Transferable Multimodal Attack on Vision-Language Pre-training Models
Haodi Wang,Kai Dong,Zhilei Zhu,Haotong Qin,Aishan Liu,Xiaolin Fang,Jiakai Wang,Xianglong Liu
DOI: https://doi.org/10.1109/sp54263.2024.00102
2024-01-01
Abstract:Vision-Language Pre-training (VLP) models have achieved remarkable success in practice, while easily being misled by adversarial attack. Though harmful, adversarial attacks are valuable in revealing the blind-spots of VLP models and promoting their robustness. However, existing adversarial attacking studies pay insufficient attention to the key roles of different modality-correlated features, leading to unsatisfactory transferable attacking performance. To tackle this issue, we propose the Transferable MultiModal (TMM) attack framework, which tailors both the modality consistency and modality discrepancy features. To promote transferability, we propose the attention-directed feature perturbation to disturb the modality-consistency features in critical attention regions. In light of the commonly employed cross-attention can represent the consistent features among diverse models, it is more possible to mislead the similar model perception for activating stronger transferability.
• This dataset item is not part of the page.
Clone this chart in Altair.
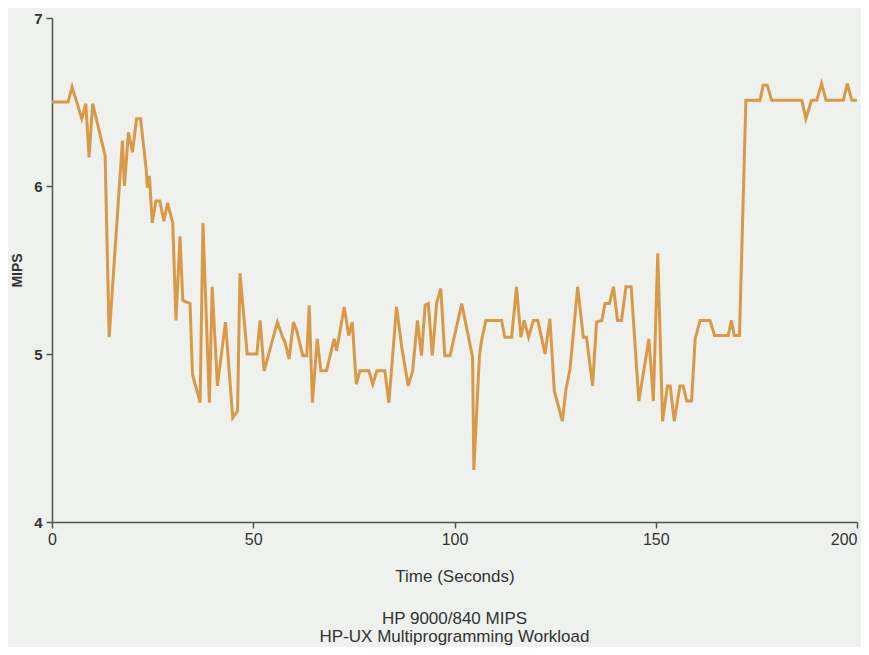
import altair as alt
import pandas as pd

time_s = [0, 4, 5, 7.4, 8.4, 9.2, 10.1, 13.2, 14.2, 17.5, 18.0, 19.0, 20.0, 21.0, 22.0,
          23.4, 23.7, 24.2, 24.9, 25.8, 26.8, 27.8, 28.7, 30.0, 30.8, 31.8, 32.5, 33.3,
          34.3, 34.9, 36.8, 37.5, 39.1, 39.8, 41.1, 43.1, 44.9, 46.1, 46.7, 48.5, 50.9,
          51.7, 52.7, 56.0, 57.3, 57.9, 58.9, 60.0, 60.8, 62.3, 63.3, 63.9, 64.7, 65.9,
          66.8, 68.2, 70.1, 70.7, 72.6, 73.7, 74.6, 75.6, 76.5, 78.7, 79.7, 80.7, 82.7,
          83.7, 85.6, 86.9, 88.5, 89.6, 90.8, 91.8, 92.7, 93.5, 94.5, 95.6, 96.6, 97.6,
          98.9, 101.8, 104.5, 104.8, 106.2, 106.8, 107.8, 111.7, 112.5, 114.2, 115.4,
          116.5, 117.3, 118.4, 119.6, 120.7, 122.5, 123.7, 124.8, 126.8, 127.7, 128.7,
          130.6, 132.0, 132.8, 134.3, 135.3, 136.6, 137.4, 138.5, 139.5, 140.5, 141.5,
          142.6, 143.9, 145.8, 148.3, 149.4, 150.5, 151.7, 152.9, 153.6, 154.6, 156.0,
          156.8, 157.7, 158.9, 159.8, 161.0, 163.5, 164.6, 168.0, 168.8, 169.5, 170.8,
          172.4, 175.9, 176.7, 177.7, 178.8, 186.3, 187.3, 188.7, 190.0, 191.2, 192.3,
          196.6, 197.6, 198.7, 200.0]

mips = [6.50, 6.50, 6.59, 6.40, 6.49, 6.17, 6.49, 6.18, 5.10, 6.27, 6.00, 6.32, 6.20, 6.40, 6.40,
        6.10, 5.99, 6.06, 5.78, 5.91, 5.91, 5.79, 5.90, 5.78, 5.20, 5.70, 5.32, 5.31,
        5.30, 4.88, 4.71, 5.78, 4.71, 5.40, 4.81, 5.19, 4.62, 4.66, 5.48, 5.00, 5.00,
        5.20, 4.90, 5.19, 5.10, 5.07, 4.97, 5.19, 5.14, 4.99, 4.99, 5.29, 4.71, 5.09,
        4.90, 4.90, 5.09, 5.02, 5.28, 5.11, 5.19, 4.82, 4.90, 4.90, 4.82, 4.90, 4.90,
        4.71, 5.28, 5.04, 4.81, 4.90, 5.20, 4.99, 5.29, 5.30, 4.99, 5.31, 5.39, 4.99,
        4.99, 5.30, 4.98, 4.31, 4.99, 5.09, 5.20, 5.20, 5.10, 5.10, 5.40,
        5.10, 5.20, 5.10, 5.20, 5.20, 5.00, 5.21, 4.78, 4.60, 4.79, 4.91,
        5.40, 5.10, 5.10, 4.81, 5.19, 5.20, 5.30, 5.30, 5.40, 5.20, 5.20,
        5.40, 5.40, 4.72, 5.09, 4.72, 5.60, 4.60, 4.81, 4.81, 4.60, 4.81,
        4.81, 4.72, 4.72, 5.09, 5.20, 5.20, 5.11, 5.11, 5.20, 5.11, 5.11,
        6.51, 6.51, 6.60, 6.60, 6.51, 6.51, 6.40, 6.51, 6.51, 6.61, 6.51,
        6.51, 6.61, 6.51, 6.51]

x_ticks = [0, 50, 100, 150, 200]
y_ticks = [4, 5, 6, 7]
caption = ["HP 9000/840 MIPS", "HP-UX Multiprogramming Workload"]

df = pd.DataFrame({"t": time_s, "mips": mips})

FONT = "Liberation Sans"

chart = alt.Chart(df).mark_line(color="#d99a48", strokeWidth=3, strokeJoin="miter").encode(
    x=alt.X("t:Q", title="Time (Seconds)",
            scale=alt.Scale(domain=[0, 200], nice=False, zero=False),
            axis=alt.Axis(values=x_ticks, grid=False, labelFontSize=16, titleFontSize=17,
                          labelFlush=False, labelOverlap=False,
                          labelAlign={"condition": {"test": "datum.value >= 200", "value": "right"},
                                      "value": "center"},
                          labelPadding=3, titlePadding=21, tickSize=6)),
    y=alt.Y("mips:Q", title="MIPS",
            scale=alt.Scale(domain=[4, 7], nice=False, zero=False),
            axis=alt.Axis(values=y_ticks, grid=False, labelFontSize=15, titleFontSize=14,
                          labelFontWeight="bold", titleFontWeight="bold", labelFlush=False,
                          labelPadding=4, titlePadding=9, tickSize=6)),
).properties(
    width=805, height=504,
    background="#eef1ee",
    padding={"left": 44, "top": 10, "right": 4, "bottom": 125},
    autosize=alt.AutoSizeParams(type="none"),
    title=alt.TitleParams(text=caption, orient="bottom", anchor="middle", fontSize=17,
                          fontWeight="normal", font=FONT, color="#333333", offset=27,
                          lineHeight=18),
).configure_view(stroke=None).configure_axis(
    domainColor="#555555", domainWidth=1.5, tickColor="#555555", tickWidth=1.5,
    labelColor="#333333", titleColor="#333333", labelFont=FONT, titleFont=FONT,
    titleFontWeight="normal"
)

chart.save("out.html", embed_options={"renderer": "svg", "actions": False})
For improving attacking ability, we proposed the orthogonal-guided feature heterogenization to guide the adversarial perturbation to contain more modality-discrepancy features in the encoded embeddings. Since VLP models rely more on aligned features among different modalities during decision-making, increasing the modality-discrepant could confuse the learned representation for better attacking ability. Extensive experiments under diverse settings demonstrate that the proposed TMM outperforms the comparisons by large margins, i.e., 20.47% improvements in transferable attacking ability on average. Moreover, we highlight that our TMM also shows outstanding attacking performance on large models, such as MiniGPT-4, Otter, etc.